Scholars believe that the ancestors of Romani people left the Punjab region of what is now India and Pakistan 1,500 years ago. Romani people are believed to have begun arriving in Europe in the 9th century.

===17th century===
While not Jewish himself, the Elizabethan playwright Thomas Dekker (1572-1632) was one of the first people in England to provide a written comparison between the Romani people and Jewish people. Dekker described Romani as "a people more scattered than Jews: beggerly in apparell, barbarous in condition, beastly in behaviour..."

===20th century===

Many Jews who lived among or close by to Romani communities or went to the same concentration camps as them showed antipathetic behavior towards the Romani victims while those who lived farther, or not knowing what the Roma were going through tended to be more sympathetic.

===21st century===
In 2017, a round table was held involving both Jewish and Romani activists, religious leaders, and lay people in the United Kingdom, organized by CCJO René Cassin and the Board of Deputies of British Jews. The Board of Deputies states that "Jews, Gypsies, Roma and Travellers have a great deal in common", including a shared history of persecution and contemporary concerns about rising hate crimes.

In 2018, a proposal by the Italian Interior Minister Matteo Salvini to create a government registry listing all Romani people in Italy was widely condemned by Italian Jews.
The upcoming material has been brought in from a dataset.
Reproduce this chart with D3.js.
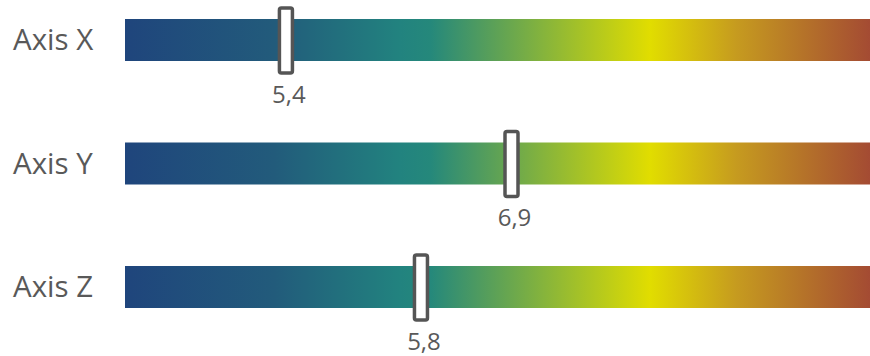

The Union of Italian Jewish Communities issued a statement comparing the proposal to historic antisemitic legislation passed by the Italian fascist government in the 1930s.

Observers have noted an increase in both antisemitic and anti-Romani bigotry in Hungary during the 21st century. World Jewish Congress president Ronald S. Lauder has said that the persecution of Jews and Romani people are linked, highlighting the persecution of both groups during the Holocaust.

==Ottoman Empire==
Jews in the Ottoman Empire had close relationships with the Muslim Roma around them.
Muslim Roma worked for wealthy Jews and played music at their weddings. The Ottoman historian Evliya Celebi told: The Muslim Gypsies celebrated Easter with the Greeks, the Festival of Sacrifice with the Turks, and Passover with the Jews.

==Jewish law and Romani law==

Cornell University professor Calum Carmichael has discussed the similarities and differences between Jewish religious law (halakha) and Romani law (marime). He notes ritualistic similarities regarding avoidance of blood from animals or menstruating women and detailed standards regarding ritual hygiene and food consumption but notes that Jewish law and Romani law do not share common origins. Marquette University professor Alison Barnes has stated that comparing and contrasting Jewish law and Romani law can provide "insight regarding the effects of ritual behavior on the observant", despite the major differences between the two approaches. Muslim Roma do not eat pork; they circumcise their sons age 3-7 years, bury the foreskin like Jews, and have a Kirvo like a Sandak in Jewish faith.

==Romani Jews==
The majority of Romani people are Christians or Muslims. The number of Romani Jews is small. Jewish Romani people have been noted in Belarus and in Sofia, Bulgaria. According to Ian Hancock, there are Romani Jews, but every documented case he was aware of had been of conversion by the Romani person through marriage to a Jewish spouse that occurred during World War II in a "marriage camp" near the Serbian border, but the fate and religious beliefs of any survivors remain unknown.

===Zhutane Roma===
A small group of people referred to as the Zhutane Roma emerged in Sofia, Bulgaria, during World War II. They were the mixed descendants of poor Jewish women who married Romani men. This group of Bulgarian Romani Jews lived in the neighborhood of Faculteta on Sredna Gora Street. There were over 100 Romani-Jewish families in Sofia. Following the Holocaust, most left for Israel, but several families stayed in Bulgaria.